See you September 15th!

Monday, May 23, 2011

Thoughts on The Beautiful Side of Evil

I don't plan to say too much, but what I will say is that Johanna Michaelsen truly opens your eyes to some things that we don't like to think about or dwell on. And that's probably how it should be. The point that comes through in The Beautiful Side of Evil is that it's a mistake to think too much or too little about the matters she discusses. (You can see I don't even like to put them into words.) The occult is definitely not something to play around with. Her book is fair warning.

Which brings me to a question that occurred in our discussion: What's so beautiful about evil? The author certainly leaves no beauty to be desired there.
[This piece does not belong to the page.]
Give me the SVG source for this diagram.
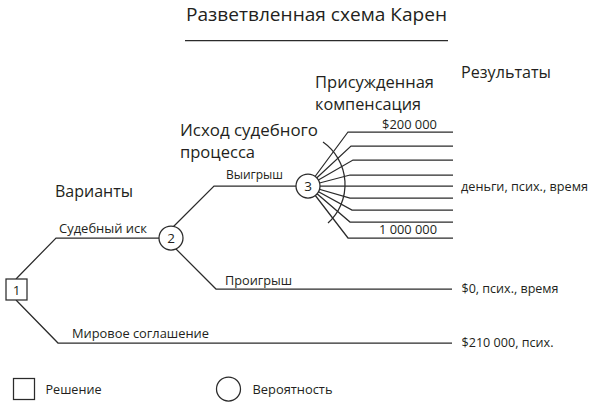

It seems to me that the reason more people don't fall for this stuff is they're not so open to any experience as Johanna was. They're more doubtful about strange phenomena. They're frightened of it. For good reason. It has no fascination for me.

Strangely enough, in my mail this week at work was a catalog from Inner Traditions. I have no idea how I got on their list; it was addressed to me at one of my blogs for work. I can't think of any reason they would connect it to what they're selling. I mention it here because their list of products reads like some of the things Johanna warns about. To me, it was interesting the kinds of things this new-agey catalog brings together:

Books about new consciousness ("How to thrive in transitional times and participate in the coming spiritual renaissance") and plant wisdom ("Consulting plant spirits for spiritual and psychological guidance and healing"). Books about "ghostly processions of the undead" and "talking animals." Other topics include yoga, voodoo, "rebel angels," the planetary mind, essential oils, Chi Kung, shamanism, Tai Chi, neurofeedback, and end times. On facing pages there's a book about the Temple of Solomon and another about invoking the scribes of ancient Egypt.

So, this stuff is definitely out there. And it's really OUT THERE, if you get my drift. Buyer beware!